> [AIM] Filter the entries below, keeping only lines with the word "that".
-- Start DATA --
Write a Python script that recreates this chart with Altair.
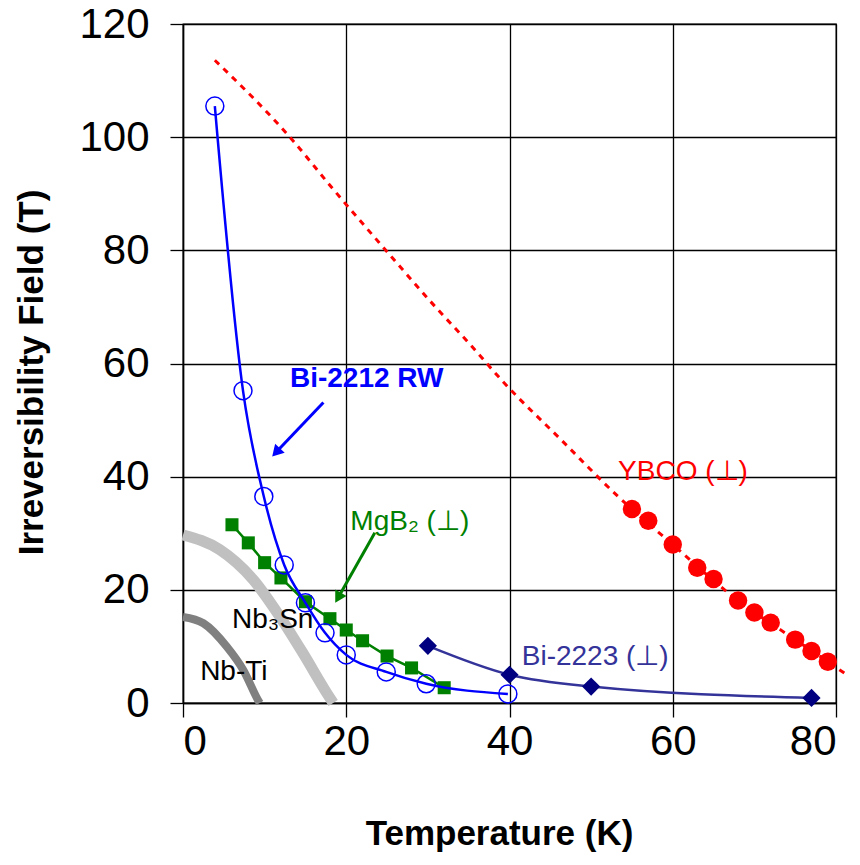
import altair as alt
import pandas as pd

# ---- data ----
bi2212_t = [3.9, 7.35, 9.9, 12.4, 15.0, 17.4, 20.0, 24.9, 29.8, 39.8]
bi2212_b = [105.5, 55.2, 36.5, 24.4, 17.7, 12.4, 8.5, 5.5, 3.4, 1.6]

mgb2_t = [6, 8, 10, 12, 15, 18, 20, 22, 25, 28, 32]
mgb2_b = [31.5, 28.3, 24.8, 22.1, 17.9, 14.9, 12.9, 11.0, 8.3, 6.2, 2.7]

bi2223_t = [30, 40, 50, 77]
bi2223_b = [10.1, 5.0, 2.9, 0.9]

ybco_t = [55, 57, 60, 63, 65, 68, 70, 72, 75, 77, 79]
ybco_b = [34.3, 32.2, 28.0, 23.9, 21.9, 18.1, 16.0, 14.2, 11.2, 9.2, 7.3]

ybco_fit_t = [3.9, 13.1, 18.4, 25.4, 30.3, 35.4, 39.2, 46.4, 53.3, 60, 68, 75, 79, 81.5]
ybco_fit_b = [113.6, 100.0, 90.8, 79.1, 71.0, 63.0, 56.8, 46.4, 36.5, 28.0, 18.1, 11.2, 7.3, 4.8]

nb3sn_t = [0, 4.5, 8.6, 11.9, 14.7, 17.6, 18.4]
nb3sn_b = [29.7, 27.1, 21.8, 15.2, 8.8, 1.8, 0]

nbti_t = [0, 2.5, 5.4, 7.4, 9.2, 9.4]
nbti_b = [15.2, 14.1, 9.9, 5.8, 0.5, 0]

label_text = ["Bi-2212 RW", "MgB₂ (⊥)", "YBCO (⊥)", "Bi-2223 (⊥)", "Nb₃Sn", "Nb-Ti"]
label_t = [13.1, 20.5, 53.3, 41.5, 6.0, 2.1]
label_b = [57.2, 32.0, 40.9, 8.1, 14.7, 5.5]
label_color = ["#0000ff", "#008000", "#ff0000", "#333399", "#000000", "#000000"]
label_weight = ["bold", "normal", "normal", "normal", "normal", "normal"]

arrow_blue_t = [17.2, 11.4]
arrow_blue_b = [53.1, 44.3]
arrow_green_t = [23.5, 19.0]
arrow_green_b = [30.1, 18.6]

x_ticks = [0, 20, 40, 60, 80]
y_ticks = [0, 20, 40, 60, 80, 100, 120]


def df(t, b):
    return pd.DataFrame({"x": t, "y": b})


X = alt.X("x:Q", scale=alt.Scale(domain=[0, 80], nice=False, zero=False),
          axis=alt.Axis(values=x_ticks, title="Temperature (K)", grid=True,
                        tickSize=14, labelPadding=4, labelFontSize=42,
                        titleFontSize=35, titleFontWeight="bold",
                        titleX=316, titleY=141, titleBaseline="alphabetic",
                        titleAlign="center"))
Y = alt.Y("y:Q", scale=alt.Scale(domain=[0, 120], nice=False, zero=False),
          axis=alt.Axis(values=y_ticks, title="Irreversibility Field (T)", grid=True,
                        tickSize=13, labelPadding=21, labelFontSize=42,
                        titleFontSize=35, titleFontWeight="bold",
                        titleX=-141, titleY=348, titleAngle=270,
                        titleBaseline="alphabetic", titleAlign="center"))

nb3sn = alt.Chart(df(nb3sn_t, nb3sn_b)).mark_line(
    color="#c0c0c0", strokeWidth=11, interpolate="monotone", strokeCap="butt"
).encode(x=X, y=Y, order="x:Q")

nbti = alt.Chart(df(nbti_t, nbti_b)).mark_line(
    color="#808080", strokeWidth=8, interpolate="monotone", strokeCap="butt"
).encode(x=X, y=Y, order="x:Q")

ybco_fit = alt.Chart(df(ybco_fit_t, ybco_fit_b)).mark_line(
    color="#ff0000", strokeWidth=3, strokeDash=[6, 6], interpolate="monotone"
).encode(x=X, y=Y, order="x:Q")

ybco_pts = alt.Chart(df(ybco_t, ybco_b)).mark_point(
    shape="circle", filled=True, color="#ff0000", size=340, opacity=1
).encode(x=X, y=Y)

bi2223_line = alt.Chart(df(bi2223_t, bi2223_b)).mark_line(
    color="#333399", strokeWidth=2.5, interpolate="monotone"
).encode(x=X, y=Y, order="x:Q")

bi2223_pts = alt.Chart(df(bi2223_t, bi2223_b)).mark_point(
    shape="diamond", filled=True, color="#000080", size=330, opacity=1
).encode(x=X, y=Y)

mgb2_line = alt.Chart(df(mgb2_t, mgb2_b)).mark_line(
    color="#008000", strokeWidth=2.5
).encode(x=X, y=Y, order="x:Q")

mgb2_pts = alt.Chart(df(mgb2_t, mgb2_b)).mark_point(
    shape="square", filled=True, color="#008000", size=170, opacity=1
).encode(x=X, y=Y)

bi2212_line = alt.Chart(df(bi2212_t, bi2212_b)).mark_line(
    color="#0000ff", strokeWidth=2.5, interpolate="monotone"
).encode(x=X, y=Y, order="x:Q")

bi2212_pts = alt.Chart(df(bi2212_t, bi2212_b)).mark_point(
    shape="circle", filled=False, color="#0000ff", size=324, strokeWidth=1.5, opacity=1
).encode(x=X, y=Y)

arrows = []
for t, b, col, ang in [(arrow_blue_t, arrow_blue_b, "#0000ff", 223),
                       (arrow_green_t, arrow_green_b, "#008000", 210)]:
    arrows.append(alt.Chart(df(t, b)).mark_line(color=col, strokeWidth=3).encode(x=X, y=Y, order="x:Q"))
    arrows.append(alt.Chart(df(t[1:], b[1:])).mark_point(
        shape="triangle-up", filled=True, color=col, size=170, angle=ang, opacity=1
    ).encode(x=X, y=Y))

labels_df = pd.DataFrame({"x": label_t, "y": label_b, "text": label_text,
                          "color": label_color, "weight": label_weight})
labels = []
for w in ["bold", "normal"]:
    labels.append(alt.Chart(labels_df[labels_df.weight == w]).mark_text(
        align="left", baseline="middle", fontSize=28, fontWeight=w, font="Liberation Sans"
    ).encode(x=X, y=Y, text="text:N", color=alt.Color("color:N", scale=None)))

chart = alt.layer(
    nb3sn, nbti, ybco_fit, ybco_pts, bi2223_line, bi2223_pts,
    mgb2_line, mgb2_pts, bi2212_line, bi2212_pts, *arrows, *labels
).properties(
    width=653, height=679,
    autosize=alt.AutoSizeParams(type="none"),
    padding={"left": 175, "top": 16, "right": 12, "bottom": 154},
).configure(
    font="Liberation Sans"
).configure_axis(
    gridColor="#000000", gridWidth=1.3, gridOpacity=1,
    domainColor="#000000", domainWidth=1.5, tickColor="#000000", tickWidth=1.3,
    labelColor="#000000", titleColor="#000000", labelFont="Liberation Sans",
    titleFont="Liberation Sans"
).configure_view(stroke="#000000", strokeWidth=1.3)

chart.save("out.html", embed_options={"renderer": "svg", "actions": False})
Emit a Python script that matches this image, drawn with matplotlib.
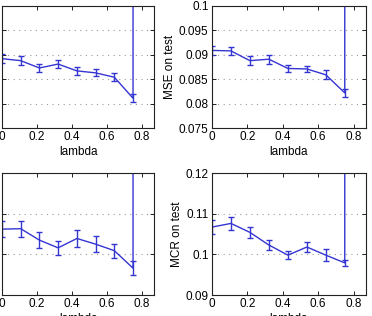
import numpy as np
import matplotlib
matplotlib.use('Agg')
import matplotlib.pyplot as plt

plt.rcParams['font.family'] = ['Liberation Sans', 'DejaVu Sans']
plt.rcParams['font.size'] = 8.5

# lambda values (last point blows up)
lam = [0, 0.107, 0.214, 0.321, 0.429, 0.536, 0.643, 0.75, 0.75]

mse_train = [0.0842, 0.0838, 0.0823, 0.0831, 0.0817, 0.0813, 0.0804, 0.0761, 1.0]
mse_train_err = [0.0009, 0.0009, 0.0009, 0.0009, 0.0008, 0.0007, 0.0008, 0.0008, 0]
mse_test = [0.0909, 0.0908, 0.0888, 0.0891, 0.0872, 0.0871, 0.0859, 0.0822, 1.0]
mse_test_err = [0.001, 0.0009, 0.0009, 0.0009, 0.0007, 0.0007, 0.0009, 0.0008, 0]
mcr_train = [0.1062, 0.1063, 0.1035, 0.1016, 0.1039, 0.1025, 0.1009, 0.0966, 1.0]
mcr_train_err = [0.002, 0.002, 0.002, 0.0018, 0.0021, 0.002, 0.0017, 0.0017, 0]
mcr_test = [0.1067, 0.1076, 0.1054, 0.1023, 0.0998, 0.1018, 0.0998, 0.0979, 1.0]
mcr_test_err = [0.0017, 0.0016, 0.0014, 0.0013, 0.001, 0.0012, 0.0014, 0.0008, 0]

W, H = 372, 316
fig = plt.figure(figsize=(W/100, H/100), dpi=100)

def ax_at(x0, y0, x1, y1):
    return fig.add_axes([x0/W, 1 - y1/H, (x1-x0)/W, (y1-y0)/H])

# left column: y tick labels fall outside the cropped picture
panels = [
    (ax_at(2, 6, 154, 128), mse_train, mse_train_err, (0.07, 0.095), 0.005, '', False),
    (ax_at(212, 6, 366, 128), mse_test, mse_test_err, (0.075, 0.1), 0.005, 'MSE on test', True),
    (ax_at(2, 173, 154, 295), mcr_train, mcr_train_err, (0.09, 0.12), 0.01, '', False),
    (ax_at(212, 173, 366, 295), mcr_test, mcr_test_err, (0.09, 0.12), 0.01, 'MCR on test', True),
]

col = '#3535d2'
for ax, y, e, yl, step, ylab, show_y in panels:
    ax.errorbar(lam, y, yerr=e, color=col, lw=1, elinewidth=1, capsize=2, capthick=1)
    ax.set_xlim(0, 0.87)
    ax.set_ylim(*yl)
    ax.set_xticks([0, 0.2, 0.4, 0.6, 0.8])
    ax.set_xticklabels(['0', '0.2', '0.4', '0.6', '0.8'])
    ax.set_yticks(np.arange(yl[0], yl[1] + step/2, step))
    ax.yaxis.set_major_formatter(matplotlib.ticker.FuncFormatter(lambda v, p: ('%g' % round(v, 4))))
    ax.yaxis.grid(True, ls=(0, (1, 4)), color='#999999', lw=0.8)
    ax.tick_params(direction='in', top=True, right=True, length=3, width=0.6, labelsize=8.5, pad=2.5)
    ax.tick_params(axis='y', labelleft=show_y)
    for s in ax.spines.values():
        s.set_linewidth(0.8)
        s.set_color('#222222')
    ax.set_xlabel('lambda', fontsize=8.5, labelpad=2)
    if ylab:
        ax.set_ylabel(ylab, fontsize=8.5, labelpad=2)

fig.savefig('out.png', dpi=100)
-- End DATA --
> [FINAL RESULT]
Write a Python script that recreates this chart with Altair.
Emit a Python script that matches this image, drawn with matplotlib.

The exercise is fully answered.